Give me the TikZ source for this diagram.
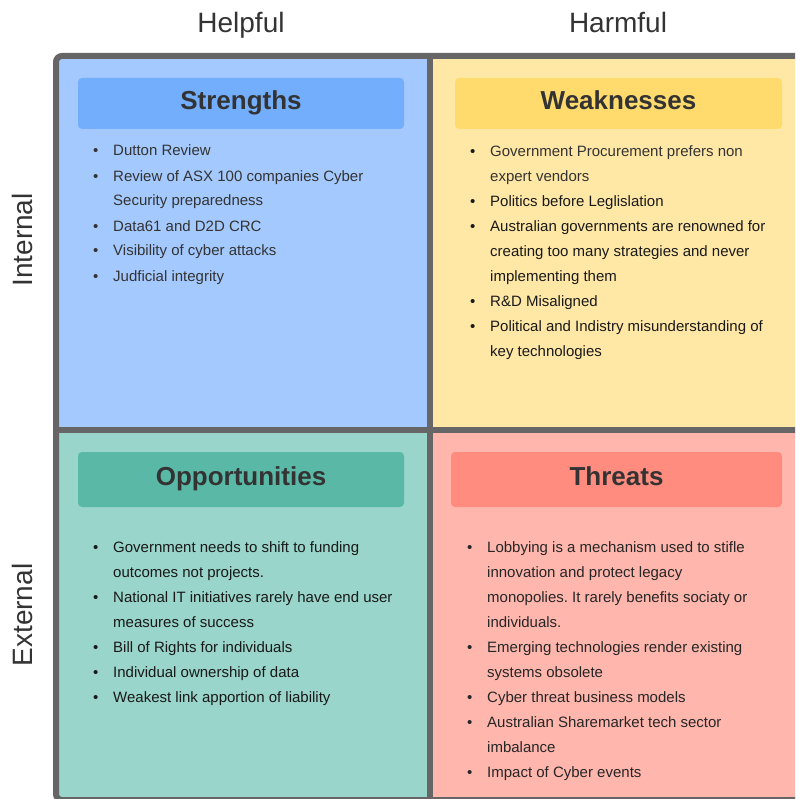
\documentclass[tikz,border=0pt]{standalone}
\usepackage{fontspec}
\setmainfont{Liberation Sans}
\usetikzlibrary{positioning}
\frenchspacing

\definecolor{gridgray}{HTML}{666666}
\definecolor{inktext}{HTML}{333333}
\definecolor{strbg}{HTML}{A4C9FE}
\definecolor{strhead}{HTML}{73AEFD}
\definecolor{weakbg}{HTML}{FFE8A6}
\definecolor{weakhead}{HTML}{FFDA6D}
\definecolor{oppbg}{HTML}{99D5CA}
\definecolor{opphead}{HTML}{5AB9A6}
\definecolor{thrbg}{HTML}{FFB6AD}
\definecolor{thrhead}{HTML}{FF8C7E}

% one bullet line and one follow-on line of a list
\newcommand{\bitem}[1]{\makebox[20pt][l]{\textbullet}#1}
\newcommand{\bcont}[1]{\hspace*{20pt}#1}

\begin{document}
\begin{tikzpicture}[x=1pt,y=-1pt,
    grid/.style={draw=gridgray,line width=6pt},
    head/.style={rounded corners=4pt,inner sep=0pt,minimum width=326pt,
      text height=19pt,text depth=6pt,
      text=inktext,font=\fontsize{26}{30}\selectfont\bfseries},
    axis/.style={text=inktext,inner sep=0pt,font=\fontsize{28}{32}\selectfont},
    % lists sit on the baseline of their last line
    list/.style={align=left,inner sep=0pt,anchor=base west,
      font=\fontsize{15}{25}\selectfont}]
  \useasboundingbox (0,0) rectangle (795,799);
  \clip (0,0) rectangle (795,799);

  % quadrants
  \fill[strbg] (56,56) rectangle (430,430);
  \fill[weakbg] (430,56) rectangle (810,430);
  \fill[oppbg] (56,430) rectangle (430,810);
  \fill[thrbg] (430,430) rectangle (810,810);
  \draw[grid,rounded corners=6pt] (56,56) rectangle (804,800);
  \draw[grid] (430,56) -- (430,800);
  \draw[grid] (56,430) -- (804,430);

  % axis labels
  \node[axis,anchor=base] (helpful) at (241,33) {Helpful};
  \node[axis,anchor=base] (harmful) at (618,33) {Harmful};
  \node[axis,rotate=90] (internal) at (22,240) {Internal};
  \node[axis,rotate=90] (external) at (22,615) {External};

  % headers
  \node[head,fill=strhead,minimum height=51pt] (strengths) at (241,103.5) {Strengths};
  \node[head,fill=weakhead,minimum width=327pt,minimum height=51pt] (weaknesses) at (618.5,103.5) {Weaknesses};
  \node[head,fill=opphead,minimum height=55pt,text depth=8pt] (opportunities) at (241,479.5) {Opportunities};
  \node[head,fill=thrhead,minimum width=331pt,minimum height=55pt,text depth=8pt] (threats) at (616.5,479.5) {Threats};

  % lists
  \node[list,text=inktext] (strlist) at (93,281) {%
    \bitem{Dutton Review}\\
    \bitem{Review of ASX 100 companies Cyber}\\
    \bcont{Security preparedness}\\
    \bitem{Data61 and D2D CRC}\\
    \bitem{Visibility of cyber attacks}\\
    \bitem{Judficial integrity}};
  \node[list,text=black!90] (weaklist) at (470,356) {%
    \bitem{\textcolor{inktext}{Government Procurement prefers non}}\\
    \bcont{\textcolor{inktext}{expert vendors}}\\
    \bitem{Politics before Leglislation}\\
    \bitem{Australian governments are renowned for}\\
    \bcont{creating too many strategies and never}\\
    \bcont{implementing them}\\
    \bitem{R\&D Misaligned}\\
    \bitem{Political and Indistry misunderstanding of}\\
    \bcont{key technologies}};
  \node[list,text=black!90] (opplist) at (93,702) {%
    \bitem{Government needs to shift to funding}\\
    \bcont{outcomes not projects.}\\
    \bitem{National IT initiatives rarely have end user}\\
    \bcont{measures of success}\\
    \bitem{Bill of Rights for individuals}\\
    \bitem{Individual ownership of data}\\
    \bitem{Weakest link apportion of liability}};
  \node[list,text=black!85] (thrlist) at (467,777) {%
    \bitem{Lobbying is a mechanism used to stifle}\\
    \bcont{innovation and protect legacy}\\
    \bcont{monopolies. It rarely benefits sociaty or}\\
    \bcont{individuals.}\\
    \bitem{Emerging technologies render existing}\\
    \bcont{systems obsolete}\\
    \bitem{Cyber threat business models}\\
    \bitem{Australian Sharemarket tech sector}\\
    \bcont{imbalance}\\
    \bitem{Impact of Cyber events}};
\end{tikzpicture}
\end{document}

-*-*-

> _WRITTEN INSTRUCTION_
Extract all the data above exactly, excluding every picture.

> _CORRECT ANSWER_
Give me the TikZ source for this diagram.
\documentclass[tikz,border=0pt]{standalone}
\usepackage{fontspec}
\setmainfont{Liberation Sans}
\usetikzlibrary{positioning}
\frenchspacing

\definecolor{gridgray}{HTML}{666666}
\definecolor{inktext}{HTML}{333333}
\definecolor{strbg}{HTML}{A4C9FE}
\definecolor{strhead}{HTML}{73AEFD}
\definecolor{weakbg}{HTML}{FFE8A6}
\definecolor{weakhead}{HTML}{FFDA6D}
\definecolor{oppbg}{HTML}{99D5CA}
\definecolor{opphead}{HTML}{5AB9A6}
\definecolor{thrbg}{HTML}{FFB6AD}
\definecolor{thrhead}{HTML}{FF8C7E}

% one bullet line and one follow-on line of a list
\newcommand{\bitem}[1]{\makebox[20pt][l]{\textbullet}#1}
\newcommand{\bcont}[1]{\hspace*{20pt}#1}

\begin{document}
\begin{tikzpicture}[x=1pt,y=-1pt,
    grid/.style={draw=gridgray,line width=6pt},
    head/.style={rounded corners=4pt,inner sep=0pt,minimum width=326pt,
      text height=19pt,text depth=6pt,
      text=inktext,font=\fontsize{26}{30}\selectfont\bfseries},
    axis/.style={text=inktext,inner sep=0pt,font=\fontsize{28}{32}\selectfont},
    % lists sit on the baseline of their last line
    list/.style={align=left,inner sep=0pt,anchor=base west,
      font=\fontsize{15}{25}\selectfont}]
  \useasboundingbox (0,0) rectangle (795,799);
  \clip (0,0) rectangle (795,799);

  % quadrants
  \fill[strbg] (56,56) rectangle (430,430);
  \fill[weakbg] (430,56) rectangle (810,430);
  \fill[oppbg] (56,430) rectangle (430,810);
  \fill[thrbg] (430,430) rectangle (810,810);
  \draw[grid,rounded corners=6pt] (56,56) rectangle (804,800);
  \draw[grid] (430,56) -- (430,800);
  \draw[grid] (56,430) -- (804,430);

  % axis labels
  \node[axis,anchor=base] (helpful) at (241,33) {Helpful};
  \node[axis,anchor=base] (harmful) at (618,33) {Harmful};
  \node[axis,rotate=90] (internal) at (22,240) {Internal};
  \node[axis,rotate=90] (external) at (22,615) {External};

  % headers
  \node[head,fill=strhead,minimum height=51pt] (strengths) at (241,103.5) {Strengths};
  \node[head,fill=weakhead,minimum width=327pt,minimum height=51pt] (weaknesses) at (618.5,103.5) {Weaknesses};
  \node[head,fill=opphead,minimum height=55pt,text depth=8pt] (opportunities) at (241,479.5) {Opportunities};
  \node[head,fill=thrhead,minimum width=331pt,minimum height=55pt,text depth=8pt] (threats) at (616.5,479.5) {Threats};

  % lists
  \node[list,text=inktext] (strlist) at (93,281) {%
    \bitem{Dutton Review}\\
    \bitem{Review of ASX 100 companies Cyber}\\
    \bcont{Security preparedness}\\
    \bitem{Data61 and D2D CRC}\\
    \bitem{Visibility of cyber attacks}\\
    \bitem{Judficial integrity}};
  \node[list,text=black!90] (weaklist) at (470,356) {%
    \bitem{\textcolor{inktext}{Government Procurement prefers non}}\\
    \bcont{\textcolor{inktext}{expert vendors}}\\
    \bitem{Politics before Leglislation}\\
    \bitem{Australian governments are renowned for}\\
    \bcont{creating too many strategies and never}\\
    \bcont{implementing them}\\
    \bitem{R\&D Misaligned}\\
    \bitem{Political and Indistry misunderstanding of}\\
    \bcont{key technologies}};
  \node[list,text=black!90] (opplist) at (93,702) {%
    \bitem{Government needs to shift to funding}\\
    \bcont{outcomes not projects.}\\
    \bitem{National IT initiatives rarely have end user}\\
    \bcont{measures of success}\\
    \bitem{Bill of Rights for individuals}\\
    \bitem{Individual ownership of data}\\
    \bitem{Weakest link apportion of liability}};
  \node[list,text=black!85] (thrlist) at (467,777) {%
    \bitem{Lobbying is a mechanism used to stifle}\\
    \bcont{innovation and protect legacy}\\
    \bcont{monopolies. It rarely benefits sociaty or}\\
    \bcont{individuals.}\\
    \bitem{Emerging technologies render existing}\\
    \bcont{systems obsolete}\\
    \bitem{Cyber threat business models}\\
    \bitem{Australian Sharemarket tech sector}\\
    \bcont{imbalance}\\
    \bitem{Impact of Cyber events}};
\end{tikzpicture}
\end{document}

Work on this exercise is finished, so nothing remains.